The contest, run by Vermont senator Bernie Sanders, is "designed to engage Vermont's high school students on the major issues facing the country." According to Sanders, the contest, now in its fourth year, saw more submissions this year than ever before. It takes place around the time of the president's state of the union address every year and is an opportunity for students to give their own views on the "state of the union."
Federhen, along with the second and third place winners, will have her essay published in the Congressional Record, and will participate in a roundtable discussion with some of the other finalists on Saturday, said Sanders. When asked about the importance of giving high schoolers a chance to consider these topics, Sanders said, "I think its enormously important. A lot of young people, in Vermont and around the country, don't understand the function of government in a democracy. For better or for worse, the decisions we make here [in Washington] impact their lives."
Federhen's essay was entitled "A House Divided" after the famous speech by Abraham Lincoln. In it, she brings up many issues that America faced in 2013, including the bankruptcy of Detroit, school shootings, the Edward Snowden leaks, and the Boston Marathon bombing. However, she wrote that the largest issue the country faced, and continues to face, is "a Congress so dysfunctional that it could not even manage to operate the government for the entire year.
"The 113th Congress was the least productive legislature in our history," wrote Federhen, "passing only fifty-five bills into law. Public approval of Congress sank from a "high" of 18 percent on Jan. 1, 2013 to a current low of 8 percent. In fact ‘69 percent think no matter how bad things are, Congress can always find a way to make them worse (Rasmussen Reports).' We deserve better from our political leaders. We need Congressmen and Senators who will set aside persona gain and divisive ideology in order to build compromise and find consensus on the issues that challenge us: economic opportunity, income parity, gun control, immigration, stagnant academic achievement, climate change, and long-term deficit reduction."

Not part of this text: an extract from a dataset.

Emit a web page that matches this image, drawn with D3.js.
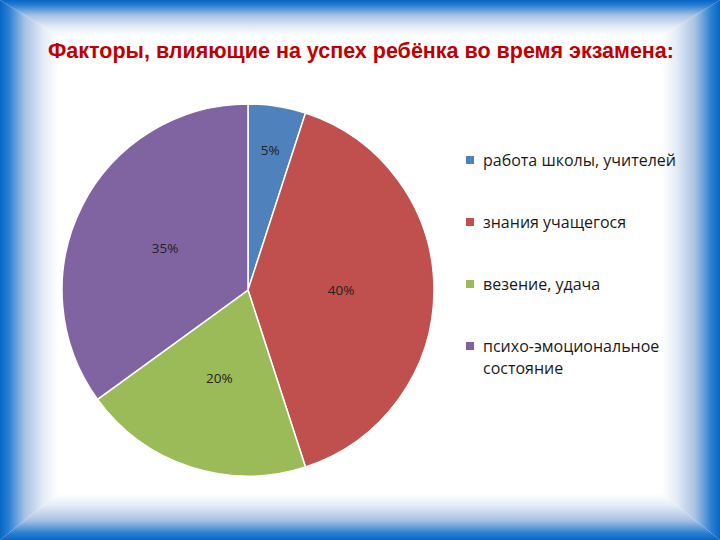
<!DOCTYPE html>
<html>
<head>
<meta charset="utf-8">
<script src="https://cdn.jsdelivr.net/npm/d3@7"></script>
<style>
  body { margin: 0; background: #fff; }
  svg { display: block; }
</style>
</head>
<body>
<div id="chart"></div>
<script>
// chart data
var categories = ["работа школы, учителей", "знания учащегося", "везение, удача", "психо-эмоциональное состояние"];
var values = [5, 40, 20, 35];
var colors = ["#4f81bd", "#c0504d", "#9bbb59", "#8064a2"];
var title = "Факторы, влияющие на успех ребёнка во время экзамена:";

var W = 720, H = 540;

var svg = d3.select("#chart")
  .append("svg")
  .attr("width", W)
  .attr("height", H);

var defs = svg.append("defs");

// bevelled blue frame
var frame = {left: 58, top: 36, right: 662, bottom: 494};
var sides = [
  {id: "gTop", x1: 0, y1: 0, x2: 0, y2: 1, pts: [[0,0],[W,0],[frame.right,frame.top],[frame.left,frame.top]]},
  {id: "gBottom", x1: 0, y1: 1, x2: 0, y2: 0, pts: [[0,H],[W,H],[frame.right,frame.bottom],[frame.left,frame.bottom]]},
  {id: "gLeft", x1: 0, y1: 0, x2: 1, y2: 0, pts: [[0,0],[frame.left,frame.top],[frame.left,frame.bottom],[0,H]]},
  {id: "gRight", x1: 1, y1: 0, x2: 0, y2: 0, pts: [[W,0],[frame.right,frame.top],[frame.right,frame.bottom],[W,H]]}
];
var stops = [
  {o: 0, c: "#0866c4"},
  {o: 0.15, c: "#2a7fd2"},
  {o: 0.42, c: "#a6c0e3"},
  {o: 0.75, c: "#e4ecf7"},
  {o: 1, c: "#ffffff"}
];
sides.forEach(function(s) {
  var g = defs.append("linearGradient")
    .attr("id", s.id)
    .attr("x1", s.x1).attr("y1", s.y1)
    .attr("x2", s.x2).attr("y2", s.y2);
  stops.forEach(function(st) {
    g.append("stop").attr("offset", st.o).attr("stop-color", st.c);
  });
  svg.append("polygon")
    .attr("points", s.pts.map(function(p) { return p.join(","); }).join(" "))
    .attr("fill", "url(#" + s.id + ")");
});

// title
svg.append("text")
  .attr("x", 361)
  .attr("y", 58)
  .attr("text-anchor", "middle")
  .style("font-family", "'Liberation Sans', Arial, sans-serif")
  .style("font-weight", "bold")
  .style("font-size", "21.5px")
  .style("fill", "#c00000")
  .text(title);

// pie
var cx = 248, cy = 290, radius = 186;
var pieG = svg.append("g").attr("transform", "translate(" + cx + "," + cy + ")");

var pie = d3.pie().sort(null).value(function(d) { return d; });
var arcs = pie(values);
var arc = d3.arc().innerRadius(0).outerRadius(radius);

pieG.selectAll("path")
  .data(arcs)
  .enter()
  .append("path")
    .attr("d", arc)
    .attr("fill", function(d, i) { return colors[i]; })
    .attr("stroke", "#fff")
    .attr("stroke-width", 1.5);

// labels: small slices get pushed further out
pieG.selectAll("text")
  .data(arcs)
  .enter()
  .append("text")
    .attr("transform", function(d) {
      var r = d.data < 10 ? radius * 0.76 : radius * 0.5;
      var a = (d.startAngle + d.endAngle) / 2;
      return "translate(" + (Math.sin(a) * r) + "," + (-Math.cos(a) * r) + ")";
    })
    .attr("text-anchor", "middle")
    .attr("dy", "0.35em")
    .style("font-family", "'Open Sans', sans-serif")
    .style("font-size", "13.5px")
    .style("fill", "#222")
    .text(function(d) { return d.data + "%"; });

// legend
var legendY = d3.scalePoint()
  .domain(categories)
  .range([160, 346]);

var legend = svg.append("g");
var items = legend.selectAll("g")
  .data(categories)
  .enter()
  .append("g")
  .attr("transform", function(d) { return "translate(466," + legendY(d) + ")"; });

items.append("rect")
  .attr("x", 0)
  .attr("y", -4)
  .attr("width", 8)
  .attr("height", 8)
  .attr("fill", function(d, i) { return colors[i]; });

items.append("text")
  .attr("x", 17)
  .style("font-family", "'Open Sans', sans-serif")
  .style("font-size", "16px")
  .style("fill", "#1a1a1a")
  .each(function(d) {
    var lines = d.indexOf("психо") === 0 ? ["психо-эмоциональное", "состояние"] : [d];
    var t = d3.select(this);
    lines.forEach(function(l, k) {
      t.append("tspan")
        .attr("x", 17)
        .attr("dy", k === 0 ? "0.35em" : "1.4em")
        .text(l);
    });
  });
</script>
</body>
</html>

In a phone interview, Federhen said, "There's a lot of issues that needed to be addressed," but she thought Congress was the most important issue she could write about. She said she first learned about the contest through her Advanced Placement English class. Her teacher, Amy Thivierge, offered extra credit for students who submitted essays.
While they are definitely comparable, the largest difference between Congress in Lincoln's day and Congress today, said Federhen, was that Congress at that point seemed "more open to new ideas," while today it seems like politicians believe they have already "achieved perfection," and often seem unwilling to consider legislation that might bring about positive changes.
Federhen, in addition to participating in AP English and History, is a member of the varsity cheerleading team, student senate, Spanish Honors Society, and National Honors Society. She hopes to attend Yale or Princeton, and would like to someday be an interior designer, incorporating energy-efficient models into her designs. In regard to entering into the field of politics, she said, "I think its something I could be interested in part-time."
Federhen will be leaving after school on Friday to participate in a television interview, and then will participate in the roundtable discussion on Saturday. Sen. Sanders will also visit MAUHS, although the senator said the date for that visit has not yet been determined.
Federhen closes her essay, "Abraham Lincoln once observed that ‘a house divided cannot stand.' Our House and Senate have splintered into partisan factions of squabbling inactivity. Americans will continue to soldier on, overcoming whatever obstacles impede our advancement. We can only hope that our Congressional leaders will acquire the maturity and wisdom to help rather than hinder our progress. But for now, we are a union without unity."
When asked what changes Congress could make, Federhen replied that every politician needs to make a personal decision to overcome party affiliations and unwavering philosophical divides and have open dialogue with the other side. "I would hope that they would just get together and talk," she said.